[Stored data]
^^^^^^^^

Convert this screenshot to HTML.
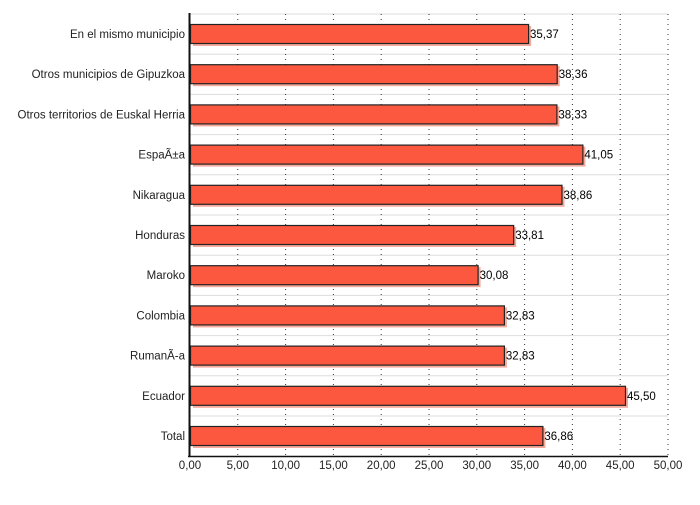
<!DOCTYPE html>
<html><head><meta charset="utf-8"><style>body{margin:0;background:#fff}</style></head><body>
<svg width="700" height="500" xmlns="http://www.w3.org/2000/svg" font-family="Liberation Sans, sans-serif" font-size="11.5">
<rect width="700" height="500" fill="#fff"/>
<g stroke="#ddd">
<line x1="190" y1="14" x2="668" y2="14"/><line x1="190" y1="54.2" x2="668" y2="54.2"/><line x1="190" y1="94.4" x2="668" y2="94.4"/><line x1="190" y1="134.6" x2="668" y2="134.6"/><line x1="190" y1="174.8" x2="668" y2="174.8"/><line x1="190" y1="215" x2="668" y2="215"/><line x1="190" y1="255.2" x2="668" y2="255.2"/><line x1="190" y1="295.4" x2="668" y2="295.4"/><line x1="190" y1="335.6" x2="668" y2="335.6"/><line x1="190" y1="375.8" x2="668" y2="375.8"/><line x1="190" y1="416" x2="668" y2="416"/>
</g>
<g stroke="#333" stroke-dasharray="1,4">
<line x1="237.8" y1="14" x2="237.8" y2="456"/><line x1="285.6" y1="14" x2="285.6" y2="456"/><line x1="333.4" y1="14" x2="333.4" y2="456"/><line x1="381.2" y1="14" x2="381.2" y2="456"/><line x1="429" y1="14" x2="429" y2="456"/><line x1="476.8" y1="14" x2="476.8" y2="456"/><line x1="524.6" y1="14" x2="524.6" y2="456"/><line x1="572.4" y1="14" x2="572.4" y2="456"/><line x1="620.2" y1="14" x2="620.2" y2="456"/><line x1="668" y1="14" x2="668" y2="456"/>
</g>
<g fill="#f3a99c">
<rect x="193" y="26" width="338.1" height="20"/><rect x="193" y="66.2" width="366.7" height="20"/><rect x="193" y="106.4" width="366.4" height="20"/><rect x="193" y="146.6" width="392.4" height="20"/><rect x="193" y="186.8" width="371.5" height="20"/><rect x="193" y="227" width="323.2" height="20"/><rect x="193" y="267.2" width="287.6" height="20"/><rect x="193" y="307.4" width="313.9" height="20"/><rect x="193" y="347.6" width="313.9" height="20"/><rect x="193" y="387.8" width="435" height="20"/><rect x="193" y="428" width="352.4" height="20"/>
</g>
<g fill="#fc5840" stroke="#222" stroke-width="1.2">
<rect x="190.5" y="24.5" width="338.1" height="19"/><rect x="190.5" y="64.7" width="366.7" height="19"/><rect x="190.5" y="104.9" width="366.4" height="19"/><rect x="190.5" y="145.1" width="392.4" height="19"/><rect x="190.5" y="185.3" width="371.5" height="19"/><rect x="190.5" y="225.5" width="323.2" height="19"/><rect x="190.5" y="265.7" width="287.6" height="19"/><rect x="190.5" y="305.9" width="313.9" height="19"/><rect x="190.5" y="346.1" width="313.9" height="19"/><rect x="190.5" y="386.3" width="435" height="19"/><rect x="190.5" y="426.5" width="352.4" height="19"/>
</g>
<g text-anchor="end" fill="#222">
<text x="185" y="38">En el mismo municipio</text><text x="185" y="78.2">Otros municipios de Gipuzkoa</text><text x="185" y="118.4">Otros territorios de Euskal Herria</text><text x="185" y="158.6">EspaÃ±a</text><text x="185" y="198.8">Nikaragua</text><text x="185" y="239">Honduras</text><text x="185" y="279.2">Maroko</text><text x="185" y="319.4">Colombia</text><text x="185" y="359.6">RumanÃ-a</text><text x="185" y="399.8">Ecuador</text><text x="185" y="440">Total</text>
</g>
<g fill="#000">
<text x="530" y="38">35,37</text><text x="558.7" y="78.2">38,36</text><text x="558.4" y="118.4">38,33</text><text x="584.4" y="158.6">41,05</text><text x="563.5" y="198.8">38,86</text><text x="515.2" y="239">33,81</text><text x="479.6" y="279.2">30,08</text><text x="505.9" y="319.4">32,83</text><text x="505.9" y="359.6">32,83</text><text x="627" y="399.8">45,50</text><text x="544.4" y="440">36,86</text>
</g>
<g text-anchor="middle" fill="#222">
<text x="190" y="469">0,00</text><text x="237.8" y="469">5,00</text><text x="285.6" y="469">10,00</text><text x="333.4" y="469">15,00</text><text x="381.2" y="469">20,00</text><text x="429" y="469">25,00</text><text x="476.8" y="469">30,00</text><text x="524.6" y="469">35,00</text><text x="572.4" y="469">40,00</text><text x="620.2" y="469">45,00</text><text x="668" y="469">50,00</text>
</g>
<line x1="189.5" y1="13" x2="189.5" y2="457" stroke="#111" stroke-width="2"/>
<line x1="188" y1="456.5" x2="668" y2="456.5" stroke="#111" stroke-width="1.5"/>
</svg>
</body></html>
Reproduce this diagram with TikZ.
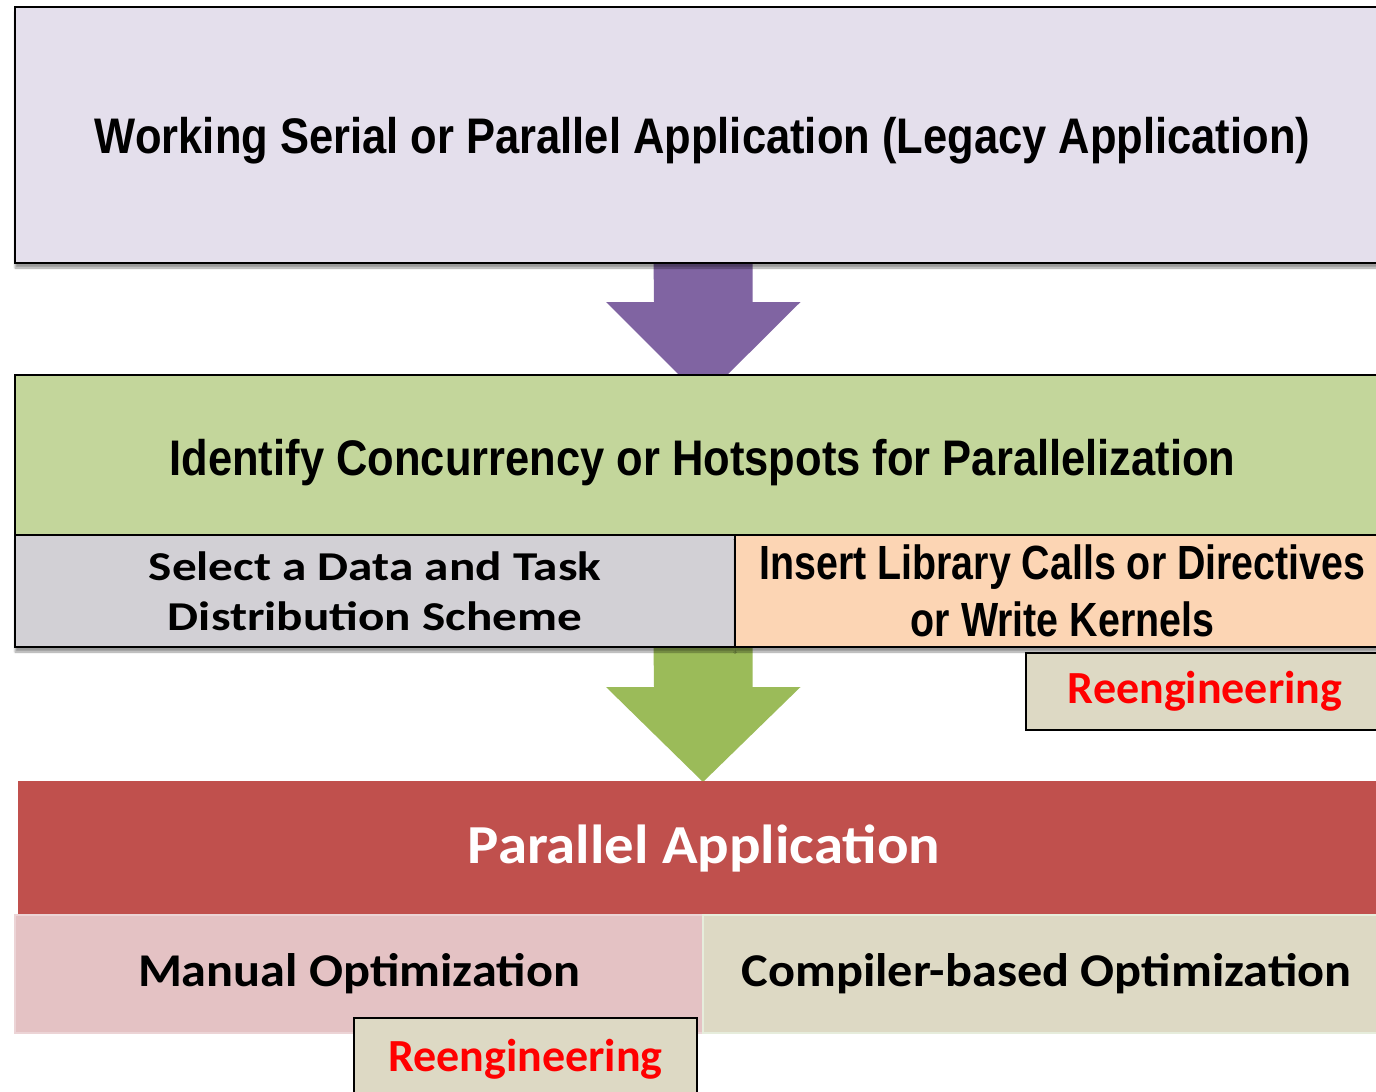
\documentclass[tikz,border=0pt]{standalone}
\usepackage{fontspec}
\setmainfont{Carlito}
\newfontfamily\narrowbf[FakeStretch=0.87]{Liberation Sans Bold}
\newfontfamily\narrowbfpeach[FakeStretch=0.82]{Liberation Sans Bold}
\newfontfamily\calbf{Carlito Bold}
\newfontfamily\calbfwide[FakeStretch=1.07]{Carlito Bold}
\newfontfamily\calbfwider[FakeStretch=1.20]{Carlito Bold}
\usetikzlibrary{calc,shadows.blur}

\definecolor{lavender}{HTML}{E4DFEC}
\definecolor{arrowpurple}{HTML}{8064A2}
\definecolor{stepgreen}{HTML}{C3D69B}
\definecolor{arrowgreen}{HTML}{9BBB59}
\definecolor{schemegray}{HTML}{D2D0D5}
\definecolor{peach}{HTML}{FCD5B4}
\definecolor{tan}{HTML}{DDD9C4}
\definecolor{brick}{HTML}{C0504D}
\definecolor{rose}{HTML}{E4C2C4}
\definecolor{paleedge}{HTML}{E6EDDC}

\tikzset{
  stage/.style={draw=black, line width=2.5pt, inner sep=0pt, anchor=center},
  softshadow/.style={blur shadow={shadow xshift=0pt, shadow yshift=-5pt,
      shadow blur steps=6, shadow opacity=40}},
  reeng/.style={draw=black, line width=2.8pt, fill=tan, inner sep=0pt,
      font=\calbf\fontsize{46}{54}\selectfont, text=red},
  flat/.style={inner sep=0pt, anchor=center},
}

\begin{document}
\begin{tikzpicture}[x=1pt, y=-1pt]
\useasboundingbox (0,0) rectangle (1376,1092);
\clip (0,0) rectangle (1376,1092);

% first stage arrow, under the legacy box and the analysis box
\coordinate (a1) at (703,258);
\fill[arrowpurple] ($(a1)+(-49.5,0)$) -- ++(99,0) -- ++(0,44) -- ++(48,0)
   -- ($(a1)+(0,141)$) -- ($(a1)+(-97,44)$) -- ++(48,0) -- cycle;

% legacy application
\node[stage, fill=lavender, softshadow, minimum width=1375pt, minimum height=256pt,
      text height=36pt, text depth=0pt,
      font=\narrowbf\fontsize{50}{60}\selectfont] (legacy) at (702.5,135)
      {Working Serial or Parallel Application (Legacy Application)};

% analysis step
\node[stage, fill=stepgreen, minimum width=1375pt, minimum height=160pt,
      text height=40pt, text depth=0pt,
      font=\narrowbf\fontsize{50}{60}\selectfont] (identify) at (702.5,455)
      {Identify Concurrency or Hotspots for Parallelization};

% second stage arrow
\coordinate (a2) at (703,645);
\fill[arrowgreen] ($(a2)+(-49.5,0)$) -- ++(99,0) -- ++(0,42) -- ++(48,0)
   -- ($(a2)+(0,137)$) -- ($(a2)+(-97,42)$) -- ++(48,0) -- cycle;

% distribution scheme and code insertion
\node[stage, fill=schemegray, softshadow, minimum width=720pt, minimum height=112pt,
      align=center, font=\calbfwider\fontsize{41}{50}\selectfont] (scheme) at (375,591)
      {Select a Data and Task\\Distribution Scheme};
\node[stage, fill=peach, softshadow, minimum width=655pt, minimum height=112pt,
      align=center, font=\narrowbfpeach\fontsize{48}{57}\selectfont] (insert) at (1062.5,591)
      {Insert Library Calls or Directives\\or Write Kernels};
\node[reeng, minimum width=358pt, minimum height=77pt] (reeng1) at (1205,691.5)
      {Reengineering};

% resulting parallel application
\node[flat, fill=brick, minimum width=1372pt, minimum height=134pt, text=white,
      font=\calbfwide\fontsize{55}{64}\selectfont] (parapp) at (704,848)
      {Parallel Application};
\node[flat, fill=rose, draw=rose!70!white, line width=1.5pt, minimum width=688pt,
      minimum height=118pt, font=\calbfwide\fontsize{47}{56}\selectfont] (manual) at (359,974)
      {Manual Optimization};
\node[flat, fill=tan, draw=paleedge, line width=2.5pt, minimum width=687pt,
      minimum height=118pt, font=\calbfwide\fontsize{47}{56}\selectfont] (compiler) at (1046.5,974)
      {Compiler-based Optimization};
\node[reeng, minimum width=343pt, minimum height=82pt] (reeng2) at (525.5,1059)
      {Reengineering};
\end{tikzpicture}
\end{document}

^^^^^^^^

■ **TASK DESCRIPTION**: In the entries above, find every line holding the word "this" and copy it out.

■ **IN RESPONSE**:
Convert this screenshot to HTML.
Reproduce this diagram with TikZ.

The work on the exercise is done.